| Exercise |
Without the pictures, repeat the listing character for character.

━━━━━━

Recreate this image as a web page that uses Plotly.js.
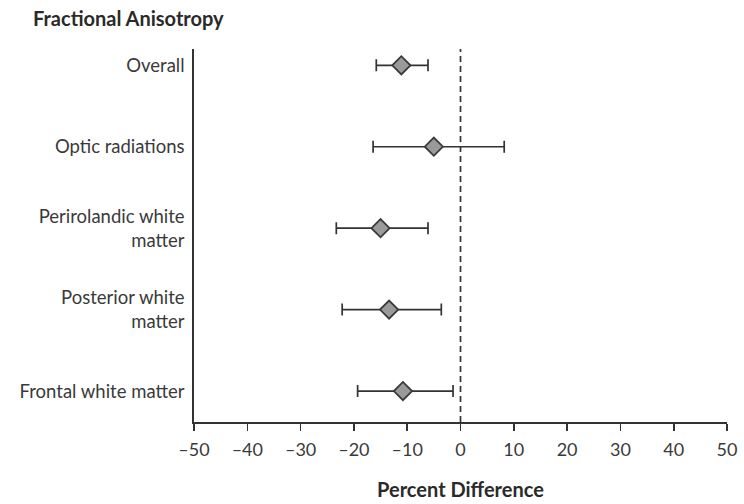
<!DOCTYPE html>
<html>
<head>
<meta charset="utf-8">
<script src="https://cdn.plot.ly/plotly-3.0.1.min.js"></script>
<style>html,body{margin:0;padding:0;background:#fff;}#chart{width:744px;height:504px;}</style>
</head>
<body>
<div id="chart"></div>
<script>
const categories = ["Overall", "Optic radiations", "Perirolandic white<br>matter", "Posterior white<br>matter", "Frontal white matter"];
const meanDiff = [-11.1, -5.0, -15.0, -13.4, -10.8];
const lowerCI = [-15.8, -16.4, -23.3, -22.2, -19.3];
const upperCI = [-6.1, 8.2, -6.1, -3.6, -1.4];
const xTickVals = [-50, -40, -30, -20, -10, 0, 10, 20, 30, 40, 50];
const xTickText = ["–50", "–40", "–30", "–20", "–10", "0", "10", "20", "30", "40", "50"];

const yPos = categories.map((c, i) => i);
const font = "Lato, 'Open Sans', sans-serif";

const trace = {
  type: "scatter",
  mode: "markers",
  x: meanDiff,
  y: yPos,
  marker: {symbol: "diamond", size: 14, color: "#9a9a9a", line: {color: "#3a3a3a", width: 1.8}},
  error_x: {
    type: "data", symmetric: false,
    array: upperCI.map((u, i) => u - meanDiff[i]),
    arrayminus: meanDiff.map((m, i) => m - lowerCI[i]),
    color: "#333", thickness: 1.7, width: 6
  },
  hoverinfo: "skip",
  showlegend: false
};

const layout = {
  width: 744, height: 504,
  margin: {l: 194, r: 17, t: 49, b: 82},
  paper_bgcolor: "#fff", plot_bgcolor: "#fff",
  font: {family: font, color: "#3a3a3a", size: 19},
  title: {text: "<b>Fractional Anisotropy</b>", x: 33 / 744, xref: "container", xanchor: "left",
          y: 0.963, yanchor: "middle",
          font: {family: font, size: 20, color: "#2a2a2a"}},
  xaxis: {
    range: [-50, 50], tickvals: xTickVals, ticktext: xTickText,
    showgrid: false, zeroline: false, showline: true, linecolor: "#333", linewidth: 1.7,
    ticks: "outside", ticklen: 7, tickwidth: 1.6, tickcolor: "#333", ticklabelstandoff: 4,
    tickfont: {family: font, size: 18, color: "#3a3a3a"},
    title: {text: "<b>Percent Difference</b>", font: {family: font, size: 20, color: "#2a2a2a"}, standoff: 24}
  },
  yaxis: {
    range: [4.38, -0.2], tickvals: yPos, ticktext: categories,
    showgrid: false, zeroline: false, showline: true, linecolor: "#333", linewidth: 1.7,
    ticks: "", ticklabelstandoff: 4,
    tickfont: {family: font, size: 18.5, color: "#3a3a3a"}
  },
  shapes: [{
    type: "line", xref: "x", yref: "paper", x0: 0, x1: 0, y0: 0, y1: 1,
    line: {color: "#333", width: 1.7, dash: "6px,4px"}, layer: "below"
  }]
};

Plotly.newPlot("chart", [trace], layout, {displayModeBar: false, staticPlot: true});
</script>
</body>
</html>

━━━━━━

| Final result |
Recreate this image as a web page that uses Plotly.js.
<!DOCTYPE html>
<html>
<head>
<meta charset="utf-8">
<script src="https://cdn.plot.ly/plotly-3.0.1.min.js"></script>
<style>html,body{margin:0;padding:0;background:#fff;}#chart{width:744px;height:504px;}</style>
</head>
<body>
<div id="chart"></div>
<script>
const categories = ["Overall", "Optic radiations", "Perirolandic white<br>matter", "Posterior white<br>matter", "Frontal white matter"];
const meanDiff = [-11.1, -5.0, -15.0, -13.4, -10.8];
const lowerCI = [-15.8, -16.4, -23.3, -22.2, -19.3];
const upperCI = [-6.1, 8.2, -6.1, -3.6, -1.4];
const xTickVals = [-50, -40, -30, -20, -10, 0, 10, 20, 30, 40, 50];
const xTickText = ["–50", "–40", "–30", "–20", "–10", "0", "10", "20", "30", "40", "50"];

const yPos = categories.map((c, i) => i);
const font = "Lato, 'Open Sans', sans-serif";

const trace = {
  type: "scatter",
  mode: "markers",
  x: meanDiff,
  y: yPos,
  marker: {symbol: "diamond", size: 14, color: "#9a9a9a", line: {color: "#3a3a3a", width: 1.8}},
  error_x: {
    type: "data", symmetric: false,
    array: upperCI.map((u, i) => u - meanDiff[i]),
    arrayminus: meanDiff.map((m, i) => m - lowerCI[i]),
    color: "#333", thickness: 1.7, width: 6
  },
  hoverinfo: "skip",
  showlegend: false
};

const layout = {
  width: 744, height: 504,
  margin: {l: 194, r: 17, t: 49, b: 82},
  paper_bgcolor: "#fff", plot_bgcolor: "#fff",
  font: {family: font, color: "#3a3a3a", size: 19},
  title: {text: "<b>Fractional Anisotropy</b>", x: 33 / 744, xref: "container", xanchor: "left",
          y: 0.963, yanchor: "middle",
          font: {family: font, size: 20, color: "#2a2a2a"}},
  xaxis: {
    range: [-50, 50], tickvals: xTickVals, ticktext: xTickText,
    showgrid: false, zeroline: false, showline: true, linecolor: "#333", linewidth: 1.7,
    ticks: "outside", ticklen: 7, tickwidth: 1.6, tickcolor: "#333", ticklabelstandoff: 4,
    tickfont: {family: font, size: 18, color: "#3a3a3a"},
    title: {text: "<b>Percent Difference</b>", font: {family: font, size: 20, color: "#2a2a2a"}, standoff: 24}
  },
  yaxis: {
    range: [4.38, -0.2], tickvals: yPos, ticktext: categories,
    showgrid: false, zeroline: false, showline: true, linecolor: "#333", linewidth: 1.7,
    ticks: "", ticklabelstandoff: 4,
    tickfont: {family: font, size: 18.5, color: "#3a3a3a"}
  },
  shapes: [{
    type: "line", xref: "x", yref: "paper", x0: 0, x1: 0, y0: 0, y1: 1,
    line: {color: "#333", width: 1.7, dash: "6px,4px"}, layer: "below"
  }]
};

Plotly.newPlot("chart", [trace], layout, {displayModeBar: false, staticPlot: true});
</script>
</body>
</html>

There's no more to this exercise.